- _Brief_: Below is a listing; print exactly its lines from the one containing "Clone this chart in matplotlib." down to the one containing "cum_err = [0.5, 0.5, 0.6, 0.6, 0.6, 0.7, 0.7]", both inclusive, with every picture left out.
[START OF Supplied material]
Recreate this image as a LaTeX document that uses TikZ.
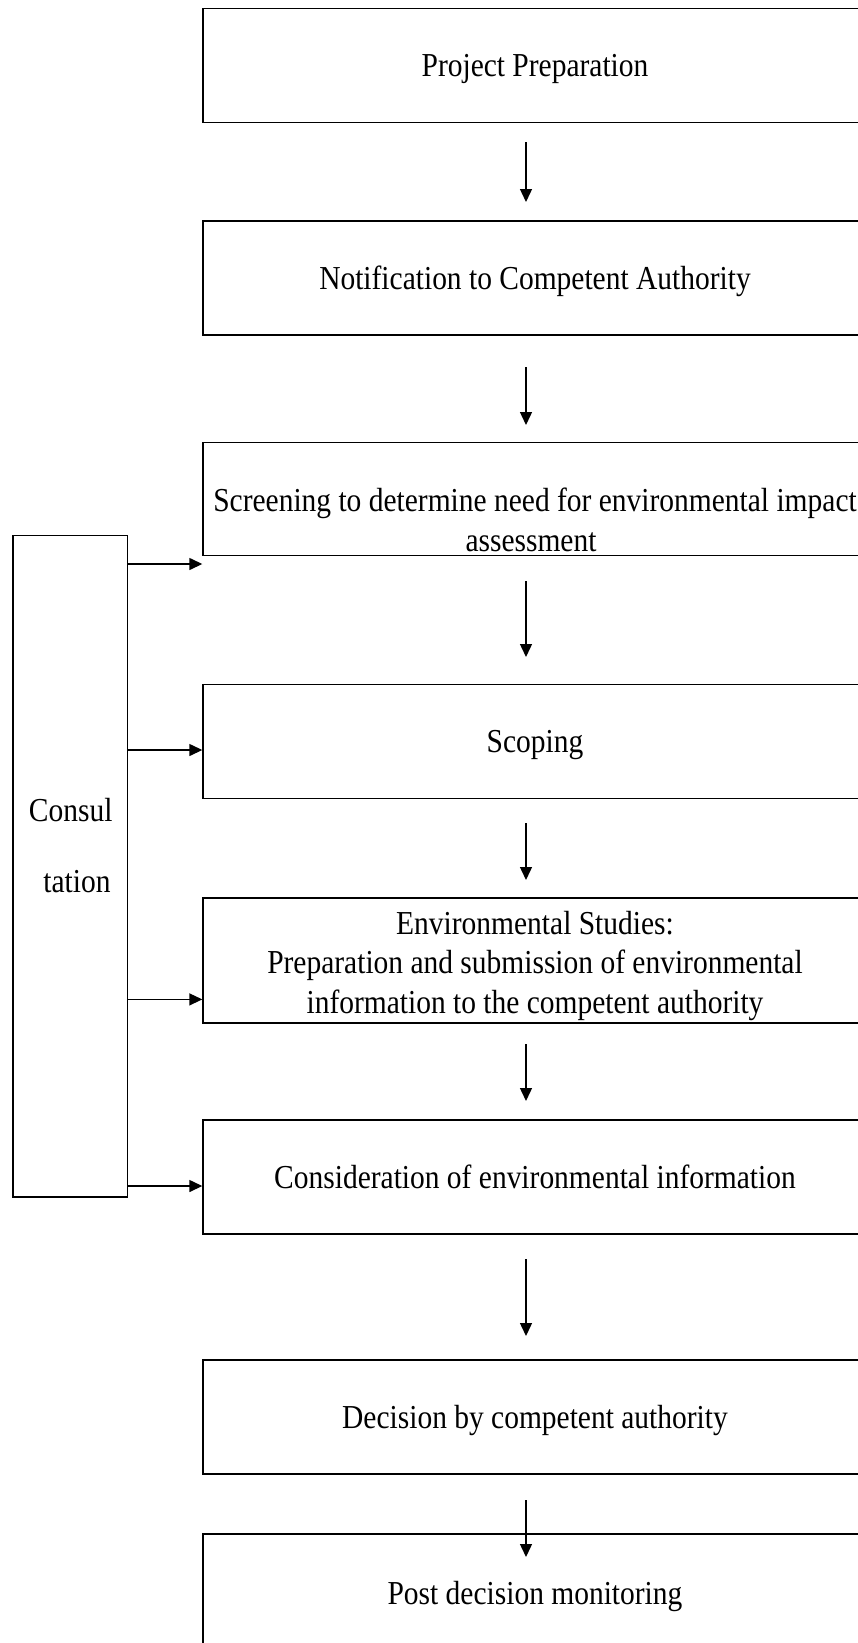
\documentclass[tikz,border=0pt]{standalone}
\usepackage{fontspec}
\setmainfont{Liberation Serif}[FakeStretch=0.88]
\usetikzlibrary{arrows.meta}
\begin{document}
\begin{tikzpicture}[x=1pt,y=-1pt,
  box/.style={draw, line width=1.4pt, minimum width=664pt, minimum height=114pt, inner sep=0pt},
  lbl/.style={anchor=base, inner sep=0pt, font=\fontsize{33.5}{40}\selectfont},
  arr/.style={line width=1.4pt, -{Triangle[length=13pt,width=12pt]}}]
\useasboundingbox (0,0) rectangle (858,1643);
\clip (0,0) rectangle (858,1643);
\fill[white] (0,0) rectangle (858,1643);
% boxes
\node[box] (b1) at (535,65.5) {};
\node[box] (b2) at (535,277.85) {};
\node[box, minimum height=113pt] (b3) at (535,499) {};
\node[box] (b4) at (535,741.3) {};
\node[box, minimum height=125pt] (b5) at (535,960.5) {};
\node[box] (b6) at (535,1177) {};
\node[box] (b7) at (535,1417) {};
\node[box] (b8) at (535,1591) {};
\node[draw, line width=1.4pt, minimum width=114.3pt, minimum height=661.3pt, inner sep=0pt] (cons) at (70.15,866.35) {};
% texts
\node[lbl] (t1) at (535,77) {Project Preparation};
\node[lbl] (t2) at (535,289.5) {Notification to Competent Authority};
\node[lbl] (t3a) at (535,511) {Screening to determine need for environmental impact};
\node[lbl] (t3b) at (531,551) {assessment};
\node[lbl] (t4) at (535,752.3) {Scoping};
\node[lbl] (t5a) at (535,934) {Environmental Studies:};
\node[lbl] (t5b) at (535,973.5) {Preparation and submission of environmental};
\node[lbl] (t5c) at (535,1013.5) {information to the competent authority};
\node[lbl] (t6) at (535,1188) {Consideration of environmental information};
\node[lbl] (t7) at (535,1428) {Decision by competent authority};
\node[lbl] (t8) at (535,1604) {Post decision monitoring};
\node[lbl] (c1) at (70.7,821) {Consul};
\node[lbl] (c2) at (77,892) {tation};
% vertical arrows
\coordinate (a1s) at (526,142.5); \coordinate (a1e) at (526,202);
\coordinate (a2s) at (526,367);   \coordinate (a2e) at (526,425);
\coordinate (a3s) at (526,581);   \coordinate (a3e) at (526,657);
\coordinate (a4s) at (526,823);   \coordinate (a4e) at (526,880);
\coordinate (a5s) at (526,1044);  \coordinate (a5e) at (526,1101);
\coordinate (a6s) at (526,1259);  \coordinate (a6e) at (526,1336);
\coordinate (a7s) at (526,1500);  \coordinate (a7e) at (526,1557);
\draw[arr] (a1s) -- (a1e);
\draw[arr] (a2s) -- (a2e);
\draw[arr] (a3s) -- (a3e);
\draw[arr] (a4s) -- (a4e);
\draw[arr] (a5s) -- (a5e);
\draw[arr] (a6s) -- (a6e);
\draw[arr] (a7s) -- (a7e);
% consultation arrows
\draw[arr] (cons.east |- 0,564) -- (b3.west |- 0,564);
\draw[arr] (cons.east |- 0,750) -- (b4.west |- 0,750);
\draw[arr] (cons.east |- 0,999.4) -- (b5.west |- 0,999.4);
\draw[arr] (cons.east |- 0,1186) -- (b6.west |- 0,1186);
\end{tikzpicture}
\end{document}
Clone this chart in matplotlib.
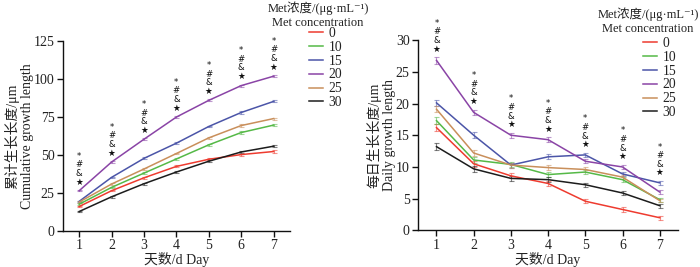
import matplotlib
matplotlib.use("Agg")
import matplotlib.pyplot as plt
import numpy as np

plt.rcParams['font.family'] = ['Liberation Serif', 'DejaVu Serif', 'Noto Sans CJK SC']

days = [1, 2, 3, 4, 5, 6, 7]
concs = ['0', '10', '15', '20', '25', '30']
colors = ['#ee3b2f', '#55b947', '#4b55a8', '#8a44a6', '#c98f5b', '#1c1c1c']

# cumulative growth length (um)
cum = {
    '0':  [16.1, 26.5, 35.0, 42.5, 47.2, 50.3, 52.3],
    '10': [17.6, 28.7, 38.1, 47.4, 56.7, 64.8, 69.7],
    '15': [19.5, 35.3, 47.8, 57.8, 68.8, 78.0, 85.3],
    '20': [26.5, 45.4, 60.4, 75.0, 86.0, 95.7, 101.9],
    '25': [19.0, 30.9, 40.8, 51.0, 61.3, 69.4, 74.0],
    '30': [12.8, 22.5, 31.1, 38.8, 45.9, 52.0, 55.8],
}
cum_err = [0.5, 0.5, 0.6, 0.6, 0.6, 0.7, 0.7]

# daily growth length (um)
daily = {
    '0':  [16.2, 10.5, 8.6, 7.4, 4.6, 3.3, 2.0],
    '10': [17.3, 11.1, 10.4, 8.8, 9.2, 8.0, 4.85],
    '15': [20.1, 15.0, 10.3, 11.6, 11.9, 8.9, 7.5],
    '20': [26.8, 18.6, 15.0, 14.3, 10.9, 10.0, 6.05],
    '25': [19.1, 12.2, 10.3, 9.9, 9.6, 8.4, 4.7],
    '30': [13.2, 9.7, 8.2, 8.0, 7.2, 5.9, 3.9],
}
daily_err = [0.5, 0.45, 0.4, 0.4, 0.35, 0.35, 0.3]

title_lines = ['Met浓度/(μg·mL⁻¹)', 'Met concentration']
sig_marks = '*\n#\n&\n★'
txt_color = '#222222'


def draw_panel(ax, data, err, ylim, yticks, ylabel):
    for c, col in zip(concs, colors):
        ax.errorbar(days, data[c], yerr=err, color=col, lw=1.1,
                    ecolor=matplotlib.colors.to_rgba(col, 0.55), elinewidth=0.8,
                    capsize=1.8, capthick=0.8, label=c)
    # significance marks above the highest point of each day
    tops = np.max([np.array(data[c]) + np.array(err) for c in concs], axis=0)
    for d, t in zip(days, tops):
        ax.annotate(sig_marks, xy=(d, t), xytext=(0, 2.5), textcoords='offset points',
                    ha='center', va='bottom', fontsize=6.2, linespacing=0.95,
                    color='#111111', family=['DejaVu Sans'])
    ax.set_xlim(0.5, 7.5)
    ax.set_ylim(*ylim)
    ax.set_yticks(yticks)
    ax.set_xticks(days)
    for s in ['top', 'right']:
        ax.spines[s].set_visible(False)
    for s in ['left', 'bottom']:
        ax.spines[s].set_linewidth(1.0)
        ax.spines[s].set_color('#111111')
    ax.tick_params(direction='out', length=4, width=1.0, labelsize=10,
                   colors='#111111', labelcolor=txt_color, pad=2)
    ax.set_xlabel('天数/d Day', fontsize=10, color=txt_color, labelpad=0)
    ax.set_ylabel(ylabel, fontsize=10, color=txt_color, labelpad=0,
                  linespacing=1.15)


fig = plt.figure(figsize=(7.0, 2.67), dpi=100)
ax1 = fig.add_axes([0.09, 0.135, 0.324, 0.711])
ax2 = fig.add_axes([0.597, 0.137, 0.372, 0.713])

draw_panel(ax1, cum, cum_err, (0, 125), [0, 25, 50, 75, 100, 125],
           '累计生长长度/μm\nCumulative growth length')
draw_panel(ax2, daily, daily_err, (0, 30), [0, 5, 10, 15, 20, 25, 30],
           '每日生长长度/μm\nDaily growth length')

W, H = 700.0, 267.0
# (title center x, first title line y, legend left x, legend top y) in pixels
legend_spots = [(ax1, 318, 8, 309, 27), (ax2, 648, 14, 643, 37)]
for ax, tx, ty, lx, ly in legend_spots:
    for i, line in enumerate(title_lines):
        fig.text(tx / W, 1 - (ty + 14.5 * i) / H, line, ha='center', va='center',
                 fontsize=9.0, color=txt_color)
    h, l = ax.get_legend_handles_labels()
    h = [hh[0] for hh in h]
    leg = fig.legend(h, l, frameon=False, fontsize=9.8, loc='upper left',
                     bbox_to_anchor=(lx / W, 1 - ly / H),
                     handlelength=1.0, handletextpad=0.45, labelspacing=0.06,
                     borderaxespad=0, borderpad=0)
    for t in leg.get_texts():
        t.set_color(txt_color)

fig.savefig('out.png', dpi=100)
[END OF Supplied material]
- _Exercise output_:
Clone this chart in matplotlib.
import matplotlib
matplotlib.use("Agg")
import matplotlib.pyplot as plt
import numpy as np

plt.rcParams['font.family'] = ['Liberation Serif', 'DejaVu Serif', 'Noto Sans CJK SC']

days = [1, 2, 3, 4, 5, 6, 7]
concs = ['0', '10', '15', '20', '25', '30']
colors = ['#ee3b2f', '#55b947', '#4b55a8', '#8a44a6', '#c98f5b', '#1c1c1c']

# cumulative growth length (um)
cum = {
    '0':  [16.1, 26.5, 35.0, 42.5, 47.2, 50.3, 52.3],
    '10': [17.6, 28.7, 38.1, 47.4, 56.7, 64.8, 69.7],
    '15': [19.5, 35.3, 47.8, 57.8, 68.8, 78.0, 85.3],
    '20': [26.5, 45.4, 60.4, 75.0, 86.0, 95.7, 101.9],
    '25': [19.0, 30.9, 40.8, 51.0, 61.3, 69.4, 74.0],
    '30': [12.8, 22.5, 31.1, 38.8, 45.9, 52.0, 55.8],
}
cum_err = [0.5, 0.5, 0.6, 0.6, 0.6, 0.7, 0.7]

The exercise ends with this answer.